The Income Tax Department (also referred to as IT Department or ITD) is a government agency undertaking direct tax collection of the government of India. It functions under the Department of Revenue of the Ministry of Finance. The Income Tax Department is headed by the apex body Central Board of Direct Taxes (CBDT). The main responsibility of the Income Tax Department is to enforce various direct tax laws, most important among these being the Income-tax Act, 1961, to collect revenue for the government of India.

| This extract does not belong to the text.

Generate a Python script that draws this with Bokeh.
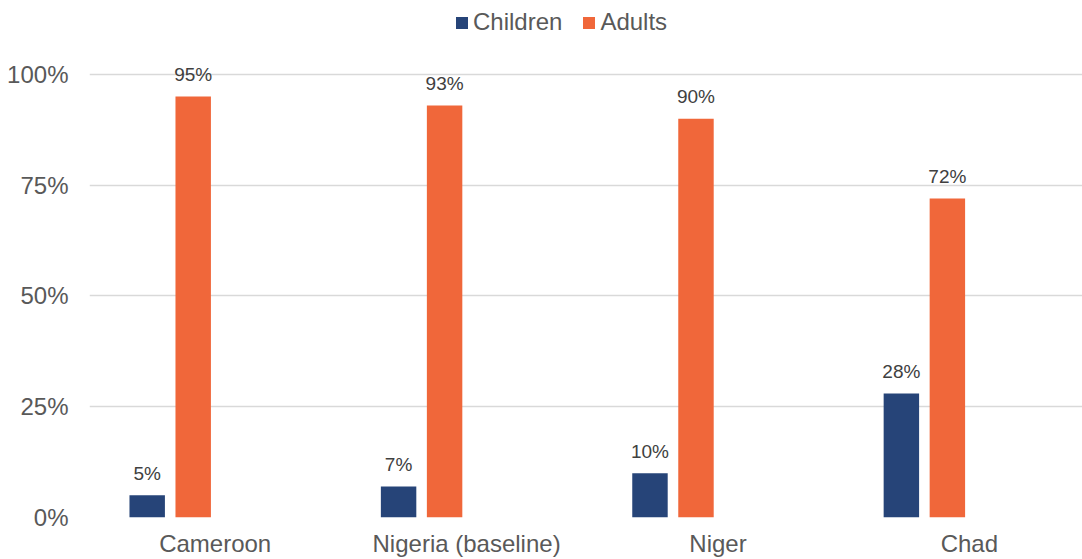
from bokeh.plotting import figure
from bokeh.models import Range1d, FixedTicker, ColumnDataSource, Legend, LegendItem
from bokeh.core.properties import value
from bokeh.embed import file_html
from bokeh.resources import INLINE

categories = ["Cameroon", "Nigeria (baseline)", "Niger", "Chad"]
children = [5, 7, 10, 28]
adults = [95, 93, 90, 72]
y_ticks = [0, 25, 50, 75, 100]
y_tick_labels = ["0%", "25%", "50%", "75%", "100%"]

FONT = "Liberation Sans"
BLUE = "#264478"
ORANGE = "#F0673A"
GRAY = "#595959"

n = len(categories)
centers = [i + 0.5 for i in range(n)]
off_c, off_a, bw = -0.2705, -0.0875, 0.141

src = ColumnDataSource(dict(
    xc=[c + off_c for c in centers],
    xa=[c + off_a for c in centers],
    children=children,
    adults=adults,
    lc=[f"{v}%" for v in children],
    la=[f"{v}%" for v in adults],
))

p = figure(width=1082, height=559, output_backend="svg", toolbar_location=None,
           x_range=Range1d(0, 3.95), y_range=Range1d(0, 116.67),
           min_border_left=89, min_border_right=0, min_border_top=0, min_border_bottom=41)
p.outline_line_color = None
p.background_fill_color = "white"
p.border_fill_color = "white"

rc = p.vbar(x="xc", top="children", width=bw, bottom=0, source=src,
            fill_color=BLUE, line_color=None)
ra = p.vbar(x="xa", top="adults", width=bw, bottom=0, source=src,
            fill_color=ORANGE, line_color=None)

for xcol, ycol, lcol in (("xc", "children", "lc"), ("xa", "adults", "la")):
    p.text(x=xcol, y=ycol, text=lcol, source=src, text_align="center",
           text_baseline="alphabetic", y_offset=-22,
           text_font=value(FONT), text_font_size="19px", text_color="#404040")

# axes
p.xaxis.ticker = FixedTicker(ticks=centers)
p.xaxis.major_label_overrides = {c: lab for c, lab in zip(centers, categories)}
p.xaxis.axis_line_color = None
p.xaxis.major_tick_line_color = None
p.xaxis.minor_tick_line_color = None
p.xaxis.major_tick_in = 0
p.xaxis.major_tick_out = 0
p.xaxis.major_label_text_font = FONT
p.xaxis.major_label_text_font_size = "24px"
p.xaxis.major_label_text_line_height = 1.0
p.xaxis.major_label_text_color = GRAY
p.xaxis.major_label_standoff = 12

p.yaxis.ticker = FixedTicker(ticks=y_ticks)
p.yaxis.major_label_overrides = {t: lab for t, lab in zip(y_ticks, y_tick_labels)}
p.yaxis.axis_line_color = None
p.yaxis.major_tick_line_color = None
p.yaxis.minor_tick_line_color = None
p.yaxis.major_tick_in = 0
p.yaxis.major_tick_out = 0
p.yaxis.major_label_text_font = FONT
p.yaxis.major_label_text_font_size = "24px"
p.yaxis.major_label_text_color = GRAY
p.yaxis.major_label_standoff = 21

p.xgrid.grid_line_color = None
p.ygrid.ticker = FixedTicker(ticks=y_ticks)
p.ygrid.grid_line_color = "#d9d9d9"
p.ygrid.grid_line_width = 1.5

legend = Legend(items=[LegendItem(label="Children", renderers=[rc]),
                       LegendItem(label="Adults", renderers=[ra])],
                orientation="horizontal", location=(365, 481),
                padding=0, margin=0, spacing=19, label_standoff=4,
                glyph_width=15, glyph_height=15,
                label_text_font=FONT, label_text_font_size="24px",
                label_text_color=GRAY, border_line_color=None,
                background_fill_alpha=0)
p.add_layout(legend)

open("out.html", "w").write(file_html(p, INLINE))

It also enforces other economic laws such as the Benami Transactions (Prohibition) Act, 1988, and the Black Money Act, 2015.

The Income Tax Act, 1961, has a wide scope and empowers ITD to levy tax on the income of individuals, firms, companies, local authorities, societies, or other artificial juridical persons. Thus, the Income Tax Department influences businesses, professionals, NGOs, income earning citizens, and local authorities, among others. The act empowers the Income Tax Department to tax international businesses and professionals and therefore ITD deals in all matters of double taxation avoidance agreements and various other aspects of international taxation such as transfer pricing. Combating tax evasion and tax avoidance practices is a key duty of ITD to ensure constitutionally guided political economy. One measure to combat aggressive tax avoidance is the general anti avoidance rule (GAAR).

History

Ancient times
Taxation has been one of the key function of the sovereign state since ancient times. In Manusmriti, the Manu stated that the king has the sovereign power to levy and collect tax according to sastras.
 
In Bodhayana Dharmasutras, it is mentioned that the king received 1/6th of income from his subjects, which was legally termed as tax. In lieu of this tax, the king had a duty to protect his subjects.

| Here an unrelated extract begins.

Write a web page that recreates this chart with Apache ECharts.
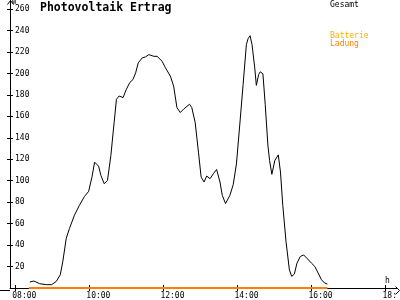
<!DOCTYPE html>
<html>
<head>
<meta charset="utf-8">
<script src="https://cdn.jsdelivr.net/npm/echarts@6/dist/echarts.min.js"></script>
<style>html,body{margin:0;padding:0;background:#fff}#c{width:400px;height:300px}</style>
</head>
<body>
<div id="c"></div>
<script>
// time of day in hours
const times = [8.394,8.501,8.662,8.849,8.983,9.109,9.216,9.286,9.377,9.465,9.599,9.733,9.867,9.982,10.073,10.143,10.25,10.314,10.403,10.491,10.582,10.671,10.732,10.805,10.912,11.0,11.091,11.18,11.252,11.322,11.429,11.52,11.608,11.742,11.831,11.965,12.056,12.19,12.278,12.366,12.457,12.546,12.707,12.768,12.859,12.948,13.02,13.1,13.17,13.261,13.35,13.438,13.529,13.591,13.679,13.797,13.886,13.974,14.065,14.154,14.242,14.288,14.342,14.395,14.468,14.511,14.575,14.617,14.689,14.751,14.823,14.869,14.93,15.01,15.104,15.163,15.225,15.313,15.404,15.466,15.538,15.608,15.699,15.788,15.895,16.002,16.09,16.181,16.27,16.358,16.43];
// Gesamt power in W
const power = [5.6,6.5,4.0,3.1,3.1,6.2,12.3,25,46.3,55.6,67.9,77.1,85.2,90.1,103.7,117.3,113.6,104.9,97.2,100.3,123.4,154.4,175.9,179,177.5,185.2,191.4,194.4,200.6,209.9,214.5,215.5,217.6,216,216,211.4,205.3,197.5,188.2,168.2,163.6,166.7,171.3,168.2,154.4,126.6,103.4,98.8,104.4,101.9,106.5,110.5,98.8,86.4,78.7,86.4,96.3,115.7,152.8,189.8,226.9,232.4,235.2,226.9,205.3,188.9,199.1,201.6,199.7,171.3,133.3,118.8,106,118.8,124.1,108.1,77.1,43.2,16.9,10.8,13,23.1,29.4,30.8,27.1,23.1,20.1,13.9,7.7,4.6,3.7];
// Batterie Ladung
const chargeTimes = [8.367, 16.43];
const chargeValues = [0, 0];
const xTicks = [8, 10, 12, 14, 16, 18];
const xTickLabels = ['08:00', '10:00', '12:00', '14:00', '16:00', '18:'];
const yTicks = [20, 40, 60, 80, 100, 120, 140, 160, 180, 200, 220, 240, 260];

const xMin = 7.858, xMax = 18.305, labelShift = -0.08;
const yMin = 0, yMax = 268.5;
const mono = '"DejaVu Sans Mono", monospace';

const chart = echarts.init(document.getElementById('c'), null, {renderer: 'canvas'});
const baseX = {type: 'value', min: xMin, max: xMax, position: 'bottom', splitLine: {show: false}, axisLabel: {show: false}, axisLine: {show: false, onZero: false}};
const baseY = {type: 'value', min: yMin, max: yMax, position: 'left', splitLine: {show: false}, axisLabel: {show: false}, axisLine: {show: false, onZero: false}};
chart.setOption({
  animation: false,
  backgroundColor: '#fff',
  title: {text: 'Photovoltaik Ertrag', left: 40, top: 2, padding: 0,
    textStyle: {fontFamily: mono, fontWeight: 'bold', fontSize: 11.5, color: '#000'}},
  grid: {left: 10, right: 0, top: 0, bottom: 10, containLabel: false},
  xAxis: [
    Object.assign({}, baseX, {axisLine: {show: true, onZero: false, lineStyle: {color: '#000', width: 1}},
      axisTick: {show: true, inside: false, length: 3, customValues: xTicks, lineStyle: {color: '#000'}}}),
    Object.assign({}, baseX, {axisTick: {show: true, inside: true, length: 3, customValues: xTicks, lineStyle: {color: '#000'}}}),
    Object.assign({}, baseX, {min: xMin - labelShift, max: xMax - labelShift, axisTick: {show: false},
      axisLabel: {show: true, customValues: xTicks, margin: 4, hideOverlap: false, align: 'left',
        alignMinLabel: 'left', alignMaxLabel: 'left', color: '#000', fontFamily: mono, fontSize: 8,
        formatter: v => xTickLabels[xTicks.indexOf(v)]}})
  ],
  yAxis: [
    Object.assign({}, baseY, {axisLine: {show: true, onZero: false, lineStyle: {color: '#000', width: 1}},
      axisTick: {show: true, inside: false, length: 3, customValues: yTicks, lineStyle: {color: '#000'}},
      axisLabel: {show: true, inside: true, margin: 5, customValues: yTicks, color: '#000', fontFamily: mono, fontSize: 8}}),
    Object.assign({}, baseY, {axisTick: {show: true, inside: true, length: 3, customValues: yTicks, lineStyle: {color: '#000'}}})
  ],
  series: [
    {name: 'Gesamt', type: 'line', xAxisIndex: 0, yAxisIndex: 0, data: times.map((t, i) => [t, power[i]]),
      showSymbol: false, symbol: 'none', smooth: false, clip: false, lineStyle: {color: '#000', width: 1}, z: 3},
    {name: 'Batterie Ladung', type: 'line', xAxisIndex: 0, yAxisIndex: 0, data: chargeTimes.map((t, i) => [t, chargeValues[i]]),
      showSymbol: false, symbol: 'none', clip: false, lineStyle: {color: '#ff8000', width: 2}, z: 4}
  ],
  graphic: [
    {type: 'line', shape: {x1: 0, y1: 290.5, x2: 10, y2: 290.5}, style: {stroke: '#000', lineWidth: 1}},
    {type: 'polyline', shape: {points: [[7.5, 4.5], [10.5, 0.5], [13.5, 4.5]]}, style: {stroke: '#000', fill: null, lineWidth: 1}},
    {type: 'polyline', shape: {points: [[395.5, 286.5], [399.5, 290.5], [395.5, 294.5]]}, style: {stroke: '#000', fill: null, lineWidth: 1}},
    {type: 'text', left: 12, top: -1, style: {text: 'W', fontFamily: mono, fontSize: 7, fill: '#000'}},
    {type: 'text', left: 385, top: 277, style: {text: 'h', fontFamily: mono, fontSize: 8, fill: '#000'}},
    {type: 'text', left: 330, top: 1, style: {text: 'Gesamt', fontFamily: mono, fontSize: 8, fill: '#000'}},
    {type: 'text', left: 330, top: 32, style: {text: 'Batterie', fontFamily: mono, fontSize: 8, fill: '#ffb000'}},
    {type: 'text', left: 330, top: 40, style: {text: 'Ladung', fontFamily: mono, fontSize: 8, fill: '#ff8000'}}
  ]
});
</script>
</body>
</html>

According to Kautilya's Arthashastra – an ancient treatise on the study of economics, the art of governance and foreign policy – artha had a much wider significance than wealth. According to him, the power of the government depended upon the strength of its treasury. He stated: "From the treasury comes the power of the government, and the earth, whose ornament is the treasury, is acquired by means of the treasury and army." In Raghuvamsh, Kalidas, eulogizing King Dalip, said, "it was only for the good of his subjects that he collected taxes from them just as the sun draws moisture from the earth to give it back a thousand time."

Modern times
The 19th century saw the establishment of British rule in India. Following the mutiny of 1857, the British government faced an acute financial crisis. To fill up the treasury, the first Income-tax Act was introduced in February 1860 by James Wilson, who became British-India's first finance minister. The act received the assent of the governor general on July 24, 1860, and came into effect immediately. It was divided into 21 parts consisting of no less than 259 sections. Income was classified under four schedules: i) income from landed property; ii) income from professions and trade; iii) income from securities, annuities and dividends; and iv) income from salaries and pensions. Agricultural income was subject to tax.

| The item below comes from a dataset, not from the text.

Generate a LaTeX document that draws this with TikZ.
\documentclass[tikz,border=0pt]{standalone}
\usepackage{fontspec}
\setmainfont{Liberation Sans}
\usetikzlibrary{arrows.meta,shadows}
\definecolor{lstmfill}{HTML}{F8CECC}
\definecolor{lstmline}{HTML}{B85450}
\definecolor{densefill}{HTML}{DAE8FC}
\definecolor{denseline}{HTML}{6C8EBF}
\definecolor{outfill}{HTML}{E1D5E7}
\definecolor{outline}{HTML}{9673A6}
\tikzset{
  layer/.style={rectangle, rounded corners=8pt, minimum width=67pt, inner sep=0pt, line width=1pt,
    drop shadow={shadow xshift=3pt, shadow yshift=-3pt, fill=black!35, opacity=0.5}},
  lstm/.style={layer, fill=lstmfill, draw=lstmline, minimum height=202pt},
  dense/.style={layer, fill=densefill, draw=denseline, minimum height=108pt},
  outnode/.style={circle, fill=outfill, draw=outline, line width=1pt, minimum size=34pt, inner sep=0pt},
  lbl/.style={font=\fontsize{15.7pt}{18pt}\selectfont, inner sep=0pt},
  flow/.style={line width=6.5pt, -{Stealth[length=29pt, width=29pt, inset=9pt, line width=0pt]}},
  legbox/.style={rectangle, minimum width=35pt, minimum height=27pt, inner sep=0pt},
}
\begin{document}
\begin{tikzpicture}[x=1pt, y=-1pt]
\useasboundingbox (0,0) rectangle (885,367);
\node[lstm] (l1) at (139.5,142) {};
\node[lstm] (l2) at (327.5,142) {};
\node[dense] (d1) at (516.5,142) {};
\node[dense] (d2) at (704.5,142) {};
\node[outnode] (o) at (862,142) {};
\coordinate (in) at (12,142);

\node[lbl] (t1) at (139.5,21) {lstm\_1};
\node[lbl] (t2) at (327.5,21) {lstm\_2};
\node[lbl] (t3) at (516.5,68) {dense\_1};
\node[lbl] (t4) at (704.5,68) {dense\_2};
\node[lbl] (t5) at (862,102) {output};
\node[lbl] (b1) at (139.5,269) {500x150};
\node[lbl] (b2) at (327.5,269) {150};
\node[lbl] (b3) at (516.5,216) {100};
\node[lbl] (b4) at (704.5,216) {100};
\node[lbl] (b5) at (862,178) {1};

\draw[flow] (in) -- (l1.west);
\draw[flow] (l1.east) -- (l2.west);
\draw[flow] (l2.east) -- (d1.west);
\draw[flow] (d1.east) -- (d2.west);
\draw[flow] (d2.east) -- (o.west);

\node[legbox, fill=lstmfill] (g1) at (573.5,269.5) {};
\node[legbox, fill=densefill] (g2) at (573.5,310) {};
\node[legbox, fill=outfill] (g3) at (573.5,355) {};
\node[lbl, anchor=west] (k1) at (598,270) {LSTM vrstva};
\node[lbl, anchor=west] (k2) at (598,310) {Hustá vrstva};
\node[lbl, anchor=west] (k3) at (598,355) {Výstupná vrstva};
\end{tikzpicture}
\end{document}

Subsequently, many laws were brought to streamline income tax laws. For example, the Super-Rich Tax was introduced in 1918, and the new Income-tax Act was passed in 1918. But most important among all these were the Income-tax Act of 1922. This act of 1922 marked an important change from the act of 1918 by shifting the administration of the income tax from the hands of the provincial government to the central government. Another remarkable feature of this act was that the rates were to be enunciated by the annual finance acts instead of in the basic enactment. Again, the new Income-tax Act came in 1939.

Contemporary times

The 1922 act was amended not less than twenty nine times between 1939 and 1956. A tax on capital gains was imposed for the first time in 1946, although the concept of ‘capital gains’ has been amended many times by later amendments. In 1956, Mr. Nicholas Kaldor was given the responsibility of investigating the Indian tax system in light of the revenue requirement of the second five-year plan (1956–1961). He submitted an exhaustive report for a coordinated tax system and therefore, the result was the enactment of several taxation acts, viz., the wealth-tax Act 1957, the Expenditure-tax Act, 1957 and the Gift-tax Act, 1958.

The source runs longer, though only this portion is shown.